GOMER (I)
(Go̱mer).
1. Kleinzoon van Noach en de eerstgenoemde zoon van Jafeth; hij werd na de Vloed geboren (Ge 10:1, 2; 1Kr 1:4, 5). Hij en zijn zonen, Askenaz, Rifath en Togarma, behoorden tot „de families van de zonen van Noach naar hun familieafstamming”, en van hen uit hebben de natiën zich na de Vloed over de aarde verspreid. — Ge 10:3, 32.
De van Gomer afstammende natie wordt in de geschiedenis in verband gebracht met de oude Cimmeriërs, een Arisch volk dat zich klaarblijkelijk in het gebied ten N van de Zwarte Zee vestigde. In de 8ste eeuw v.G.T., tijdens de regering van de Assyrische koning Sargon, werden zij blijkbaar door de Scythen over de Kaukasus (het gebergte tussen de Zwarte en de Kaspische Zee) gedreven. De Cimmeriërs stormden door Klein-Azië heen, waarbij zij het koninkrijk Urartu (Ararat) aanvielen en het oostelijke deel van Klein-Azië binnendrongen. De Armeense naam voor Kappadocië, Gamirkʽ, herinnert ongetwijfeld aan hun invasie. Aangezien de Cimmeriërs zich in het O tegenover een sterk Assyrisch rijk gesteld zagen, rukten zij in westelijke richting op en streden tegen de Frygiërs en de Lydiërs. Ten slotte werden zij door de Lydische koning Alyattes (voorganger van Croesus) uit Lydië verdreven.

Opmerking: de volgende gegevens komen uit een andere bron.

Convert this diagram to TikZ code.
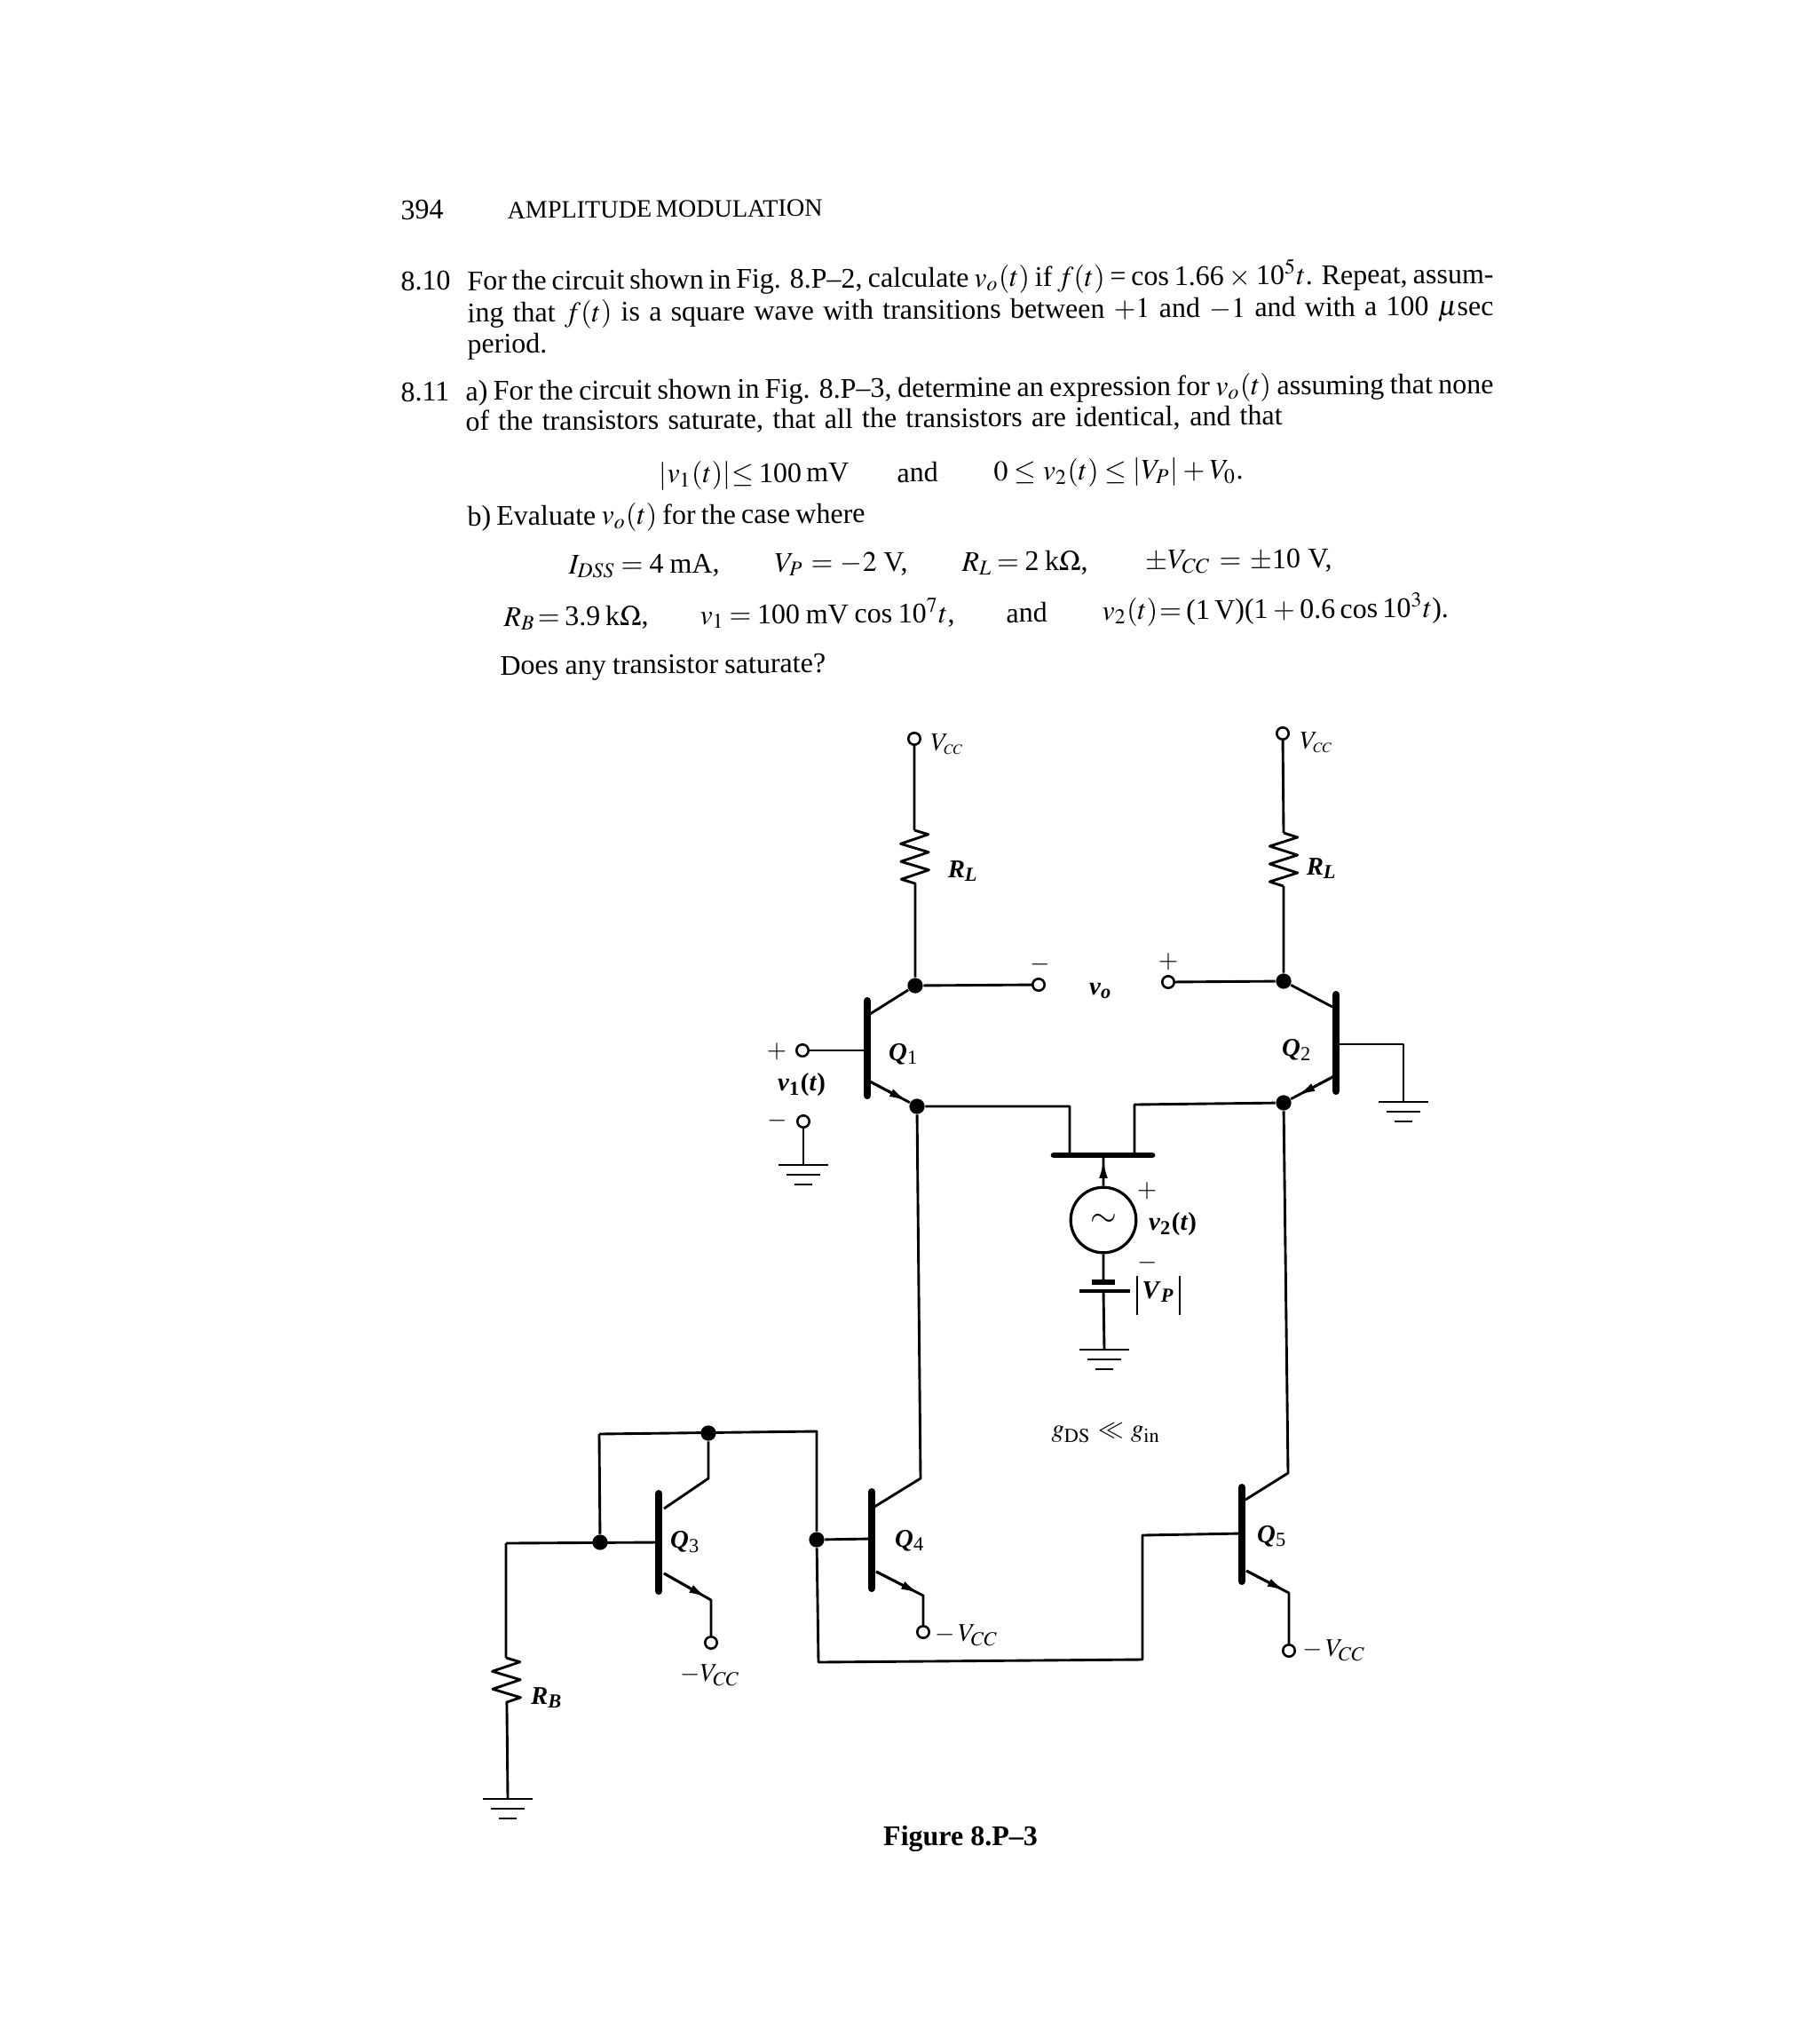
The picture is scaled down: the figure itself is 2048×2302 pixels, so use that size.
\documentclass[tikz,border=0pt]{standalone}
\usepackage{mathptmx}
\usepackage[no-math]{fontspec}
\setmainfont{Liberation Serif}
\usetikzlibrary{arrows.meta,calc,decorations.pathmorphing}
\newlength\pxu
\setlength\pxu{.3125pt}
\newcommand{\bi}[1]{\textbf{\textit{#1}}}
\tikzset{
    lbl/.style={inner sep=0pt,font=\fontsize{9}{11}\selectfont},
    textline/.style={anchor=base west,inner sep=0pt,rotate=.4,font=\fontsize{10}{12}\selectfont},
    wire/.style={line width=.9pt,line join=round},
    bar/.style={line width=2.5pt,line cap=round},
    dot/.style={circle,fill,inner sep=0pt,minimum size=5.4pt},
    term/.style={circle,draw,fill=white,line width=.8pt,inner sep=0pt,minimum size=4.2pt},
    res/.style={wire,decorate,decoration={zigzag,amplitude=4.9pt,segment length=6.25pt}},
    tip/.style={wire,-{Latex[length=6.5pt,width=3pt]}}
}
\begin{document}
\thickmuskip=5mu plus 5mu minus 4mu
\medmuskip=4mu plus 2mu minus 4mu
\begin{tikzpicture}[x=.3125pt,y=-.3125pt]
    \useasboundingbox (0,0) rectangle (2048,2302);
    % page text
    \foreach \x/\y/\w/\t[count=\i] in {
        451/247/50/{394},
        571/246/353/{\fontsize{8.8}{11}\selectfont AMPLITUDE MODULATION},
        451/327/60/{8.10},
        526/327/1156/{For the circuit shown in Fig. 8.P--2, calculate $v_o(t)$ if $f(t)$ = cos 1.66 $\times$ 10$^5t$. Repeat, assum-},
        526/363/1156/{ing that $f(t)$ is a square wave with transitions between $+1$ and $-1$ and with a 100 $\mu$sec},
        526/398/86/{period.},
        451/452/60/{8.11},
        524/451/1158/{a) For the circuit shown in Fig. 8.P--3, determine an expression for $v_o(t)$ assuming that none},
        524/485/920/{of the transistors saturate, that all the transistors are identical, and that},
        742/544/208/{$|v_1(t)|\leq$ 100 mV},
        1010/543/48/{and},
        1119/541/281/{$0\leq v_2(t)\leq|V_P|+V_0$.},
        526/592/448/{b) Evaluate $v_o(t)$ for the case where},
        640/646/170/{$I_{DSS}=$ 4 mA,},
        872/644/150/{$V_P=-2$ V,},
        1083/643/142/{$R_L=$ 2 k$\Omega$,},
        1290/641/210/{$\pm V_{CC}=\pm$10 V,},
        567/705/163/{$R_B=$ 3.9 k$\Omega$,},
        788/703/287/{$v_1=$ 100 mV cos 10$^7t$,},
        1133/701/49/{and},
        1241/698/386/{$v_2(t)=$ (1 V)(1 $+$ 0.6 cos 10$^3t$).},
        563/760/377/{Does any transistor saturate?}
    }
    \node[textline](line\i) at(\x,\y){\makebox[\w\pxu][s]{\t}};
    % bars of the transistors
    \foreach \n/\a/\b/\c/\d in {
        q1/977/1127/977/1234,
        q2/1505/1120/1505/1229,
        q3/742/1682/742/1792,
        q4/982/1680/982/1789,
        q5/1399/1675/1399/1781
    }
    \draw[bar] (\a,\b) coordinate(\n a) -- (\c,\d) coordinate(\n b);
    \draw[line width=2.1pt,line cap=round] (1187,1301) coordinate(jfa) -- (1298,1301) coordinate(jfb);
    % junctions and terminals
    \foreach \n/\a/\b in {j1/1031/1110, j2/1446/1105, j3/1033/1246, j4/1446/1242, j5/798/1614, j6/920/1734, j7/676/1737}
    \node[dot](\n) at(\a,\b){};
    \foreach \n/\a/\b in {t1/1030/832, t2/1445/826, t3/1170/1109, t4/1316/1106, t5/904/1183, t6/905/1263, t7/801/1850, t8/1040/1838, t9/1452/1859}
    \node[term](\n) at(\a,\b){};
    % free points of the wires
    \foreach \n/\a/\b in {
        ra1/1030/935, rb1/1031/996, ra2/1446/938, rb2/1446/998, ra3/570/1867, rb3/571/1924,
        c1/980/1142, e1/980/1218, c2/1501/1134, e2/1503/1212, b1/977/1183, b2/1506/1176, k2/1581/1176,
        g1/905/1312, g2/1581/1241, g3/1244/1520, g4/572/2026,
        d1/1205/1246, d2/1205/1300, d3/1278/1300, d4/1278/1244, gt/1243/1304,
        bt1/1230/1444, bt2/1256/1444, bl1/1216/1454, bl2/1273/1454, bm1/1243/1444, bm2/1243/1454,
        u1/1037/1665, c4/985/1697, b4/982/1733, e4/987/1770, k4/1040/1797,
        u2/1451/1659, c5/1403/1689, b5/1399/1727, e5/1404/1769, k5/1452/1794,
        c3/748/1699, k3a/798/1665, e3/748/1772, k3/801/1802, b3/742/1737,
        w1/675/1615, w2/920/1612, w3/922/1872, w4/1287/1869, w5/1287/1729, w6/570/1738
    }
    \coordinate(\n) at(\a,\b);
    \node[draw,circle,line width=1pt,inner sep=0pt,minimum size=23pt,font=\fontsize{12}{14}\selectfont](src) at(1243,1374){$\sim$};
    % wires of the upper half
    \draw[wire] (t1) -- (ra1) (rb1) -- (j1) -- (t3) (j1) -- (c1);
    \draw[wire] (t2) -- (ra2) (rb2) -- (j2) -- (t4) (j2) -- (c2);
    \draw[res] (ra1) -- (rb1);
    \draw[res] (ra2) -- (rb2);
    \draw[wire] (t5) -- (b1) (t6) -- (g1) (b2) -- (k2) -- (g2);
    \draw[wire] (e1) -- (j3) -- (d1) -- (d2) (d3) -- (d4) -- (j4) -- (e2);
    \draw[tip] (e1) -- ($(e1)!.8!(j3)$);
    \draw[tip] (e2) -- ($(e2)!.74!(j4)$);
    \draw[wire] (gt) -- (src) (src) -- (bm1) (bm2) -- (g3);
    \draw[tip] ($(gt)+(0,24)$) -- ($(gt)+(0,2)$);
    \draw[line width=1.6pt] (bt1) -- (bt2);
    \draw[line width=1.1pt] (bl1) -- (bl2);
    % wires of the lower half
    \draw[wire] (j3) -- (u1) -- (c4) (j4) -- (u2) -- (c5);
    \draw[wire] (c3) -- (k3a) -- (j5) (w1) -- (w2) -- (j6) -- (w3) -- (w4) -- (w5) -- (b5);
    \draw[wire] (w1) -- (j7) (w6) -- (b3) (j6) -- (b4) (w6) -- (ra3) (rb3) -- (g4);
    \draw[res] (ra3) -- (rb3);
    \draw[wire] (e3) -- (k3) -- (t7) (e4) -- (k4) -- (t8) (e5) -- (k5) -- (t9);
    \draw[tip] (e3) -- ($(e3)!.92!(k3)$);
    \draw[tip] (e4) -- ($(e4)!.92!(k4)$);
    \draw[tip] (e5) -- ($(e5)!.92!(k5)$);
    % grounds
    \foreach \g in {g1,g2,g3,g4}
    \draw[wire] (\g) ++(-28,0) -- ++(56,0) (\g) ++(-19,11) -- ++(38,0) (\g) ++(-10,22) -- ++(20,0);
    % labels
    \foreach \x/\y/\t[count=\i] in {
        1067/838/{$V_{\scriptscriptstyle CC}$},
        1483/836/{$V_{\scriptscriptstyle CC}$},
        1085/981/{\bi{R}\textsubscript{\bi{L}}},
        1489/978/{\bi{R}\textsubscript{\bi{L}}},
        1018/1187/{\bi{Q}\textsubscript{1}},
        1461/1182/{\bi{Q}\textsubscript{2}},
        772/1737/{\bi{Q}\textsubscript{3}},
        1025/1735/{\bi{Q}\textsubscript{4}},
        1433/1730/{\bi{Q}\textsubscript{5}},
        616/1912/{\bi{R}\textsubscript{\bi{B}}},
        1240/1116/{\bi{v}\textsubscript{\bi{o}}},
        1172/1086/{$-$},
        1316/1083/{$+$},
        875/1184/{$+$},
        876/1262/{$-$},
        903/1222/{\bi{v}\textsubscript{\textbf{1}}\textbf{(}\bi{t}\textbf{)}},
        1292/1341/{$+$},
        1293/1422/{$-$},
        1321/1379/{\bi{v}\textsubscript{\textbf{2}}\textbf{(}\bi{t}\textbf{)}},
        1305/1459/{\rule[-6pt]{.5pt}{14pt}\,\bi{V}\textsubscript{\bi{P}}\,\rule[-6pt]{.5pt}{14pt}},
        800/1887/{$-V_{CC}$},
        1089/1842/{$-\,V_{CC}$},
        1503/1859/{$-\,V_{CC}$},
        1246/1614/{$g_{\mathrm{DS}}\ll g_{\mathrm{in}}$}
    }
    \node[lbl](lab\i) at(\x,\y){\t};
    \node[inner sep=0pt,font=\fontsize{10}{12}\selectfont\bfseries](cap) at(1082,2071){Figure 8.P--3};
\end{tikzpicture}
\end{document}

In Ezechiëls profetie (welk geschrift kennelijk ca. 591 v.G.T. voltooid werd) betreffende de aanval van „Gog van het land Magog” op het weer bijeengebrachte volk van Jehovah, worden „Gomer en al zijn krijgsbenden” samen met Togarma „uit de meest afgelegen streken van het noorden, en al zijn krijgsbenden,” onder Gogs strijdkrachten genoemd. — Ez 38:2-8; zie GOG nr. 2; MAGOG nr. 2; TOGARMA.
2. De dochter van Diblaïm, die op last van Jehovah de vrouw van de profeet Hosea werd (Ho 1:2, 3). Gomer baarde daarna drie kinderen, wier betekenisvolle namen door God werden gebruikt om te voorzeggen welke rampspoed Israël zou treffen als gevolg van zijn geestelijke overspel in de vorm van afgoderij. In het verslag over de geboorte van het eerste kind, een zoon genaamd Jizreël, wordt gezegd dat Gomer „hem [Hosea] . . . een zoon baarde”. In verband met de geboorte van de volgende twee kinderen wordt echter niet vermeld dat de profeet de vader was. Derhalve neemt men aan dat zij waarschijnlijk onwettig waren (Ho 1:3-9). Uit Hosea 3:1-3 schijnt opgemaakt te kunnen worden dat Gomer, nadat zij overspel had gepleegd, door de profeet voor de prijs van een slavin gekocht en teruggenomen werd. Op deze wijze werd geïllustreerd dat Israël op grond van het door de natie betoonde berouw weer in Gods gunst hersteld zou worden.